Thema­tisch stehen also die Probleme einer Künst­ler­exis­tenz, das schwere Erbe einer Migra­ti­ons­ge­schichte sowie die lähmende Erkran­kung im Zentrum, die sich jeweils gegen­seitig bedingen, dabei aber mit leichter Hand geführt sind. Man sollte also keines­wegs einen schweren oder gar pathe­ti­schen Film über einen plötz­li­chen Krank­heits­fall erwarten; lako­ni­scher Humor, rohe Authen­ti­zität und musi­ka­li­sche Momente voller Energie lassen dies nicht zu.

Die gut ausge­ar­bei­tete äußere Hand­lungs­ebene stützt Tariq mit einer sehr auffäl­ligen subjek­tiven Erzähl­weise, in der innere Vorgänge verbild­licht werden.

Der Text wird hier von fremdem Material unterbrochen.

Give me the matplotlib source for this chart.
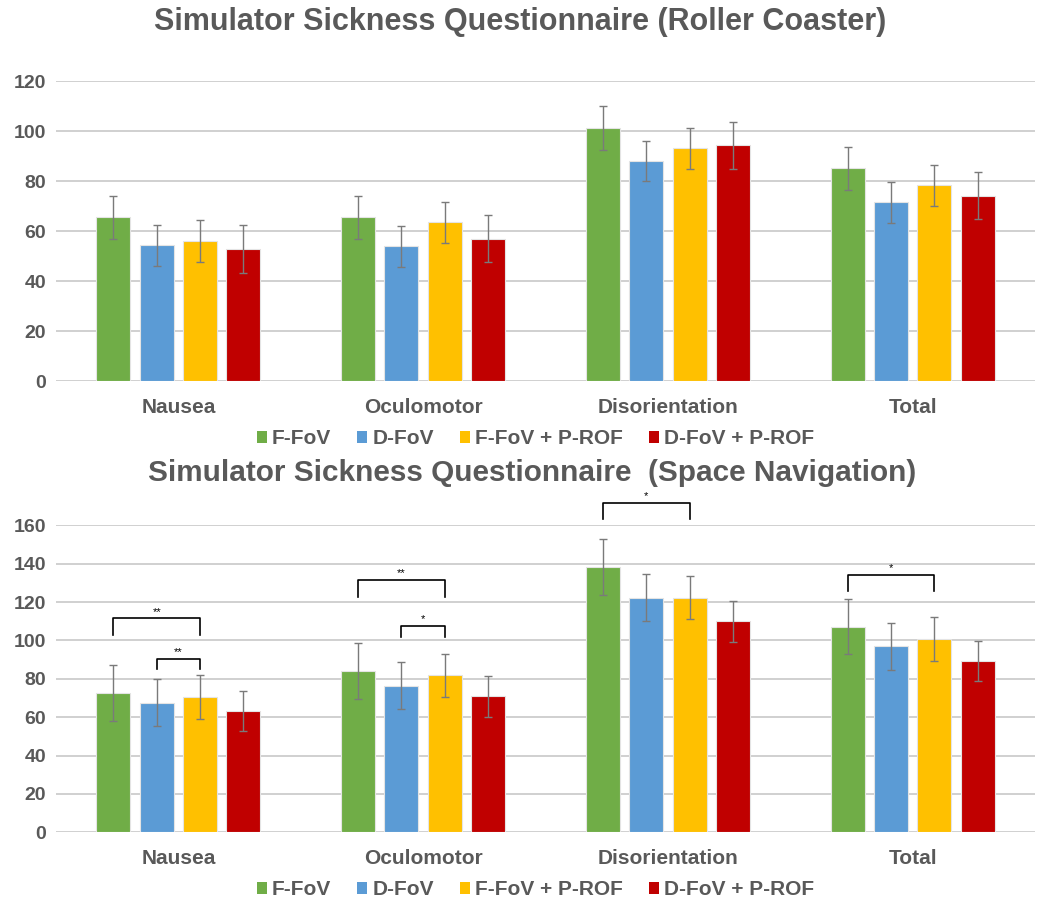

Sowohl durch das konzen­trierte 4:3-Format als auch über seine Sets findet er immer wieder Bilder, um die unbequeme Lage des Prot­ago­nisten zu illus­trieren, was häufig ins Meta­pho­ri­sche abdriftet, die meiste Zeit aber ausge­spro­chen gut funk­tio­niert. Ganz am Schluss gibt die innere Ebene der äußeren dann auch eine Art Lösung, die aller­dings etwas banal ist und den Film abrupt enden lässt.

Bis dahin hat man neben hervor­ra­genden Schau­spie­lern – insbe­son­dere Riz Ahmed liefert eine völlig kitsch­freie Tour-de-Force – auch einen Film gesehen, der für jung und alt glei­cher­maßen lohnens­wert ist, und niemals seine Figuren oder seine Geschichte verrät.